Will the regulation on "unhosted wallets" impact your business?

In fact, not really. Ledger has such a solid technological base that we'll be able to adapt whatever the regulations. We're already working on "proof of ownership", a process that will enable you to prove to your bank that you own your cryptos. Today, people make do with screenshots of their wallet. Tomorrow, we'll be able to make a proof of ownership with our decentralised identity card in one click on our Ledger, saying "here I am Pascal Gauthier, I have so much and I can prove it". This will happen at the end of 2022, beginning of 2023.

So who is going to be penalised by this regulation?

Beyond isolated cases, it's the entire European industry that is going to be penalised. It's very complicated to develop an ecosystem with hostile regulations. You have to lay down the rules of the game, not prevent them from playing. We're giving the Americans a blank cheque to take the lead in the European market. Europe absolutely must react. After missing out on Web2, Europe has everything to gain from Web3.
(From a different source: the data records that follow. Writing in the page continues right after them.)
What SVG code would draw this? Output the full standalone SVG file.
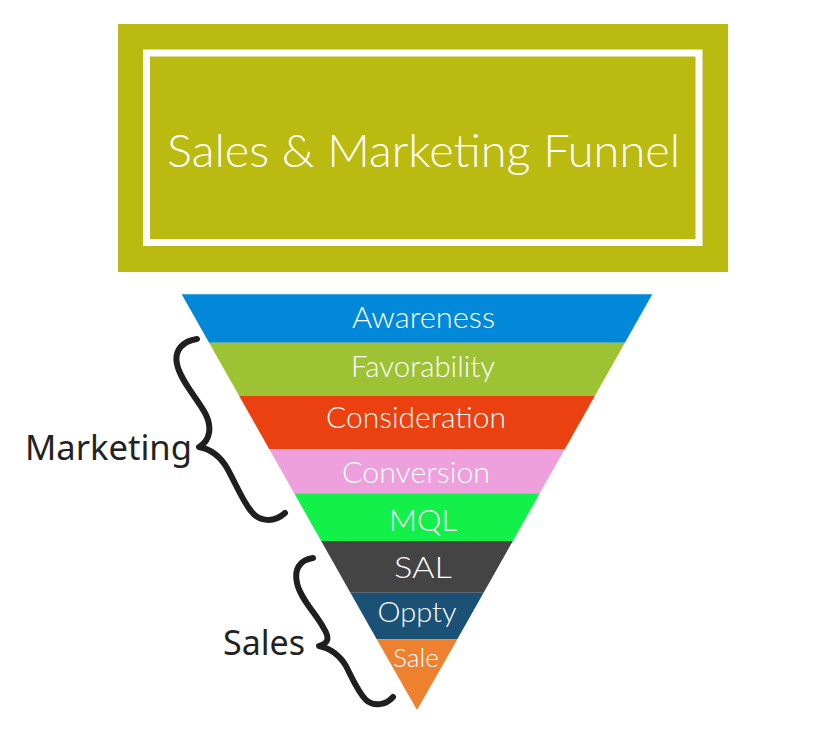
<svg xmlns="http://www.w3.org/2000/svg" width="828" height="736" viewBox="0 0 828 736">
<style>
.lbl{font-family:Lato,"Open Sans","Liberation Sans",sans-serif;font-weight:300;fill:#ffffff;text-anchor:middle}
.side{font-family:"Noto Sans","Open Sans","Liberation Sans",sans-serif;font-weight:400;fill:#222222}
.brace{fill:none;stroke:#1f1f1f;stroke-width:6;stroke-linecap:round;stroke-linejoin:round}
</style>
<rect x="0" y="0" width="828" height="736" fill="#ffffff"/>
<g id="title">
<rect x="118" y="24" width="610" height="248" fill="#bbba10"/>
<rect x="146.5" y="53" width="552.5" height="189.5" fill="none" stroke="#ffffff" stroke-width="7"/>
<text x="423.5" y="167" font-family="Lato,'Open Sans','Liberation Sans',sans-serif" font-weight="300" font-size="46" fill="#ffffff" text-anchor="middle" textLength="513" lengthAdjust="spacingAndGlyphs">Sales &amp; Marketing Funnel</text>
</g>
<g id="awareness">
<polygon points="181.7,294.3 652.3,294.3 624.9,342.7 209.1,342.7" fill="#0288d9"/>
<text class="lbl" x="423.5" y="328" font-size="29" textLength="143" lengthAdjust="spacingAndGlyphs">Awareness</text>
</g>
<g id="favorability">
<polygon points="209.1,342.7 624.9,342.7 594.8,396 239.2,396" fill="#9dc234"/>
<text class="lbl" x="423" y="377" font-size="29" textLength="144" lengthAdjust="spacingAndGlyphs">Favorability</text>
</g>
<g id="consideration">
<polygon points="239.2,396 594.8,396 564.7,449.3 269.3,449.3" fill="#eb4110"/>
<text class="lbl" x="416" y="428" font-size="29" textLength="180" lengthAdjust="spacingAndGlyphs">Consideration</text>
</g>
<g id="conversion">
<polygon points="269.3,449.3 564.7,449.3 539.8,493.3 294.2,493.3" fill="#eda0dc"/>
<text class="lbl" x="416" y="483" font-size="29" textLength="148" lengthAdjust="spacingAndGlyphs">Conversion</text>
</g>
<g id="mql">
<polygon points="294.2,493.3 539.8,493.3 512.8,541 321.2,541" fill="#14f04a"/>
<text class="lbl" x="423" y="531" font-size="30" textLength="68" lengthAdjust="spacingAndGlyphs">MQL</text>
</g>
<g id="sal">
<polygon points="321.2,541 512.8,541 483.6,592.7 350.4,592.7" fill="#444444"/>
<text class="lbl" x="423" y="578" font-size="30" textLength="58" lengthAdjust="spacingAndGlyphs">SAL</text>
</g>
<g id="oppty">
<polygon points="350.4,592.7 483.6,592.7 457.3,639.3 376.7,639.3" fill="#1c5176"/>
<text class="lbl" x="417" y="622" font-size="28" textLength="79" lengthAdjust="spacingAndGlyphs">Oppty</text>
</g>
<g id="sale">
<polygon points="376.7,639.3 457.3,639.3 417,710" fill="#ee8130"/>
<text class="lbl" x="416" y="667" font-size="25" textLength="46" lengthAdjust="spacingAndGlyphs">Sale</text>
</g>
<g id="marketing">
<text class="side" x="25" y="460" font-size="34" textLength="167" lengthAdjust="spacingAndGlyphs">Marketing</text>
<path class="brace" d="M 197,339 C 183,341 174,350 177,364 C 180,380 197,398 205,413 C 212,426 211,440 199,447 C 210,449 220,456 227,468 C 236,484 242,500 251,511 C 259,522 274,523 285,513"/>
</g>
<g id="sales">
<text class="side" x="223" y="655" font-size="35" textLength="82" lengthAdjust="spacingAndGlyphs">Sales</text>
<path class="brace" d="M 313,558 C 299,560 294,570 297,583 C 300,598 316,614 323,627 C 330,638 329,643 319,646 C 330,648 340,656 346,666 C 353,680 358,692 366,700 C 374,707 386,705 393,697"/>
</g>
</svg>
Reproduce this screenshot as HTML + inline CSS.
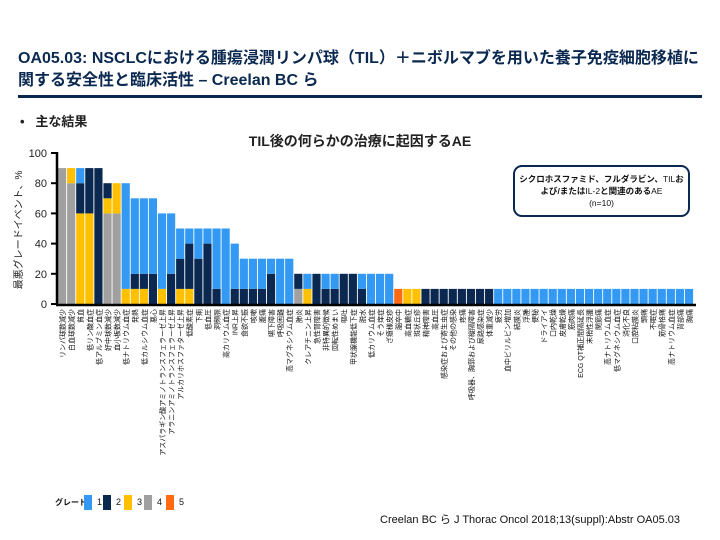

What do you think the problem is?

For me, we have a real philosophical problem. We're going through a technological revolution and Europe doesn't seem to have grasped it yet. We often talk about Europe as if there were a great commander in chief, but that's not how it works. We're up against some dogmatic MEPs: cryptos don't fit into their software, they don't understand what's going on. They're not in favour of freedom and decentralisation, and the crypto ecosystem is going to have to get its act together. The risk is that Europe will wear its name "Old" continent too well.